As discussed, data warehouses are structured repositories designed for predefined schemas that are optimized for analytical querying and reporting of data. The ETL pattern was developed specifically to load data into these rigorous schemas, with the following characteristics:

• Extract from Sources: In traditional data warehousing, the first step is always to extract the data from the business’ operational applications. More recently, data is also acquired from third-party source systems such as business partners, as well as public and subscription sources that enhance business analytics, reports, and insights.?
• Transform before Load: The ETL process conforms data to the static, predefined warehouse schema. This means that data from various source systems is first extracted, then transformed (cleaned, normalized, and integrated) to match the defined schema, and finally loaded into the tables that make up the schema.
• Consistency and Quality: Since the data entering the warehouse schema must already be of high quality and ready to be used by the business, any transformations to the data occur before it is actually loaded (the “T” comes before the “L” in ETL). Most data warehouse services include built-in validations that ensure that the data is coherent and consistent with other data in the warehouse, or else it is rejected.
• Performance: Because the data is transformed and normalized before it is loaded, data warehouse engines can leverage the predefined schema structure to tune the use of compute resources with sophisticated indexing functions, and quickly respond to complex analytical queries from business analysts and reports.

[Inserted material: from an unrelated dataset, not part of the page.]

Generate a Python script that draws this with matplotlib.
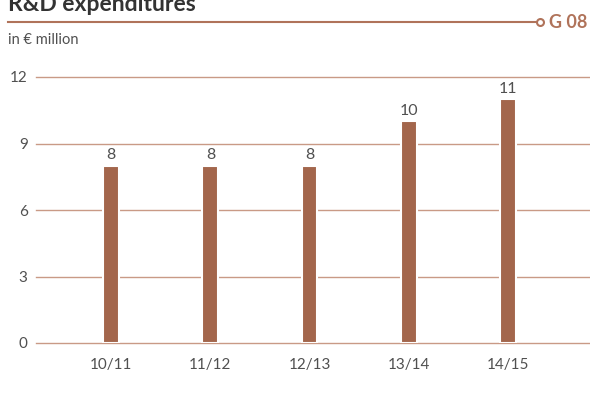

These requirements are typically met by ETL tools, like Informatica, that include their own transform engines to "do the work" of cleaning, normalizing, and integrating the data as it is loaded into the data warehouse schema. If you encounter a tool that claims to perform ETL but uses the data warehouse itself to do this work, you can consider it to be ELT — the transformation (“T”) occurs after the data is loaded (“L”).

ELT for the Data Lake Pattern

As discussed earlier, data lakes are highly flexible repositories that can store vast volumes of raw data with very little preprocessing. They can accommodate any type of data, from structured to semi-structured to unstructured, and do not need a predefined schema. The ELT pattern emerged as a more suitable approach to process data in data lakes, due to these reasons:

• Extract from Sources: Similar to data warehousing, data lakes also need data to be extracted from the business’ operational applications and third-party sources. There are a range of tools dedicated to just the extraction (“E”) function to land data in any type of data warehouse or data lake.?
• Load before Transform: Data lakes store all the extracted data directly in a storage system like Amazon S3, Azure Blob Store, or Google Cloud Storage, in its original structure (the “L” comes before the “T” in ELT). Once in place, any transformations on the data are performed directly in the data lake on demand as different analytical tasks come up. The idea is to postpone the processing cost of transformation until the analytics that use it are actually needed.?
• Flexibility and Scalability: Since there is no predefined schema to restrict transformations in data lakes after loading, ELT provides greater flexibility to accomplish analytical tasks. This makes data lakes more adaptable and scalable to handle diverse data types and large volumes of data. Instead of a monolithic ETL application, transformations are typically performed by a much less costly compute engine like Spark, in sequences organized in Directed Acyclic Graphs (DAGs).?
• Data Exploration and Discovery: Since raw data is maintained and a variety of computation capabilities can be brought to bear, data lakes are excellent environments for data exploration, machine learning, and advanced analytics where unknown patterns need to be discovered from raw data. On the other hand, analysts need additional data engineering skills to harness the data lake processing capabilities, and transform and structure the data to meet their objectives.